“ASS BACKWARDS.”
That’s attorney William Broberg’s blunt assessment of the city’s special-events review process, now undergoing its second challenge in federal court. Last week, Broberg and his clients, activists Jim Goettler and Bob Barnes—organizers of the annual Nov. 30 (N30) demonstrations commemorating 1999’s protests against the World Trade Organization—amended their complaint about the way Seattle approves or denies special events like demonstrations, festivals, and holiday carousels. Broberg hopes to upend Seattle’s entire special-events review process, an action he believes would have implications across the country.
Broberg’s lawsuit alleges that the city’s special-events law was used to “harass, threaten, intimidate plaintiffs for, and discourage plaintiffs from, engaging in constitutionally protected speech, assembly, and expression.” The lawsuit also says that the city applied the ordinance arbitrarily against the activists “due to the content and the viewpoint” of their demonstration.
The challenge stems from the activists’ attempts last year to get a permit to hold their global-justice rally in Westlake Park downtown. The problem: The Downtown Seattle Association [DSA], which represents downtown businesses, planned to take over the park for nine weeks to run its annual holiday carousel, starting Nov. 5. When Goettler asked the city for a permit application back in July, he was told that the DSA had already received its permit—”a flat-out lie,” Broberg says. When Goettler finally filed an application in early November, it got turned down because the city said the park couldn’t accommodate both events. By following the DSA’s paper trail back to July, Goettler and Barnes discovered that the city hadn’t actually issued a permit for the carousel until a full week after they talked to Goettler—a violation, the organizers believe, of the city’s own permitting process. By turning down their application, the N30 protesters argued, the city was also giving too much discretion to city officials. Last November, U.S. District Judge Marsha Pechman agreed and granted the activists an emergency permit to demonstrate at the opposite end of Westlake Park from the carousel. Ironically, after last year’s tortuous process, last week Goettler and Barnes almost instantly received a permit to hold an N30 demonstration in 2002. “Nobody asked any questions; they just issued it,” Broberg says.
Case closed? Hardly. Goettler and Barnes say the constitutional issues they raised in their original lawsuit haven’t gone away—if anything, they’ve become even more pressing. The main problem, they say, is that the special-events law allows city officials far too much discretion in deciding which events get submitted to a rigorous review and “grilling” before the special-events committee—a 15-member city-appointed tribunal—and which get rubber-stamped. “The wording of the ordinance isn’t that onerous—it’s how it’s applied,” Barnes says. “We feel it places an undue burden on our right to free assembly to have to seek permission from a government agency to exercise our First Amendment rights.”

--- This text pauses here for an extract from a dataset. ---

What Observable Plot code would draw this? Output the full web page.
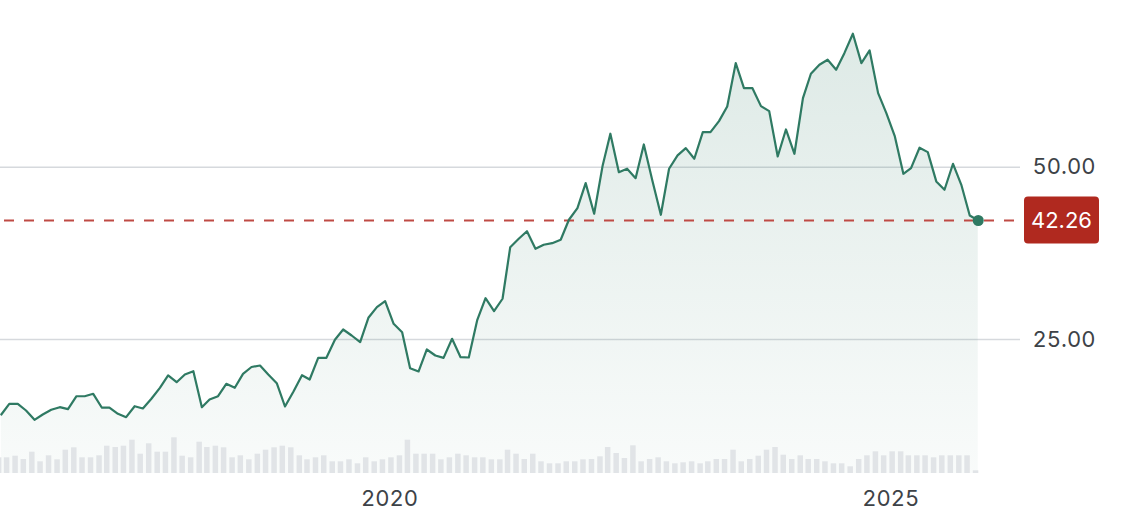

Gary Keese, the assistant city attorney who is handling the city’s defense in the case, says the decision on which events will go through the more rigorous review process is based on a number of factors, including the size of the event, the impact it will have on the neighborhood, and how long the event has been around. “The special-events committee takes the whole application process very seriously,” Keese says.
But the N30 activists say they shouldn’t have to prove their right to hold a constitutionally protected demonstration. “The law requires anyone who wants to regulate political speech to show the reason” for doing so, Broberg says. “Our city wants anyone who wants to practice political speech to prove their right to it. This is about access to a public forum that we all should have equal access to.”
Why Westlake? The N30 organizers say the park is the only large public space in the middle of the downtown shopping district, making it an ideal location for the group to broadcast their anti-corporate message. And it was a major focus of 1999’s anti-WTO protests. The juxtaposition of anti-capitalist demonstrators marching on Westlake while a carousel supported by downtown business interests whirls in the background is also undoubtedly appealing to organizers—and a headache for the city. Last time around, the city attempted to get organizers to move the demonstration elsewhere—anywhere but Westlake, as then-Mayor Paul Schell memorably declared—or into the park’s less visible southern end (where it ultimately settled).
Broberg says that’s just evidence that the city wants to regulate demonstrations based not on their size or impact on public services—all fair game—but on their political content. “You can’t say, ‘I don’t like what you have to say, so I’m going to put you through a different process,” Broberg says. “These [challenges] seem aimed at this group’s particular message.”
The case, which won’t go to trial for at least another year and a half, could set a precedent for other cities with similar laws, requiring that they treat every applicant equally. Barnes hopes the lawsuit will do nothing less than “overturn the special-events ordinance” for good. More likely, Broberg says, Judge Pechman will agree that the ordinance has been applied unconstitutionally and require the special-events committee to treat every applicant the same. That would be plenty for Goettler. “It’s that incredible level of discretion that we’re trying to address with this case,” Goettler says.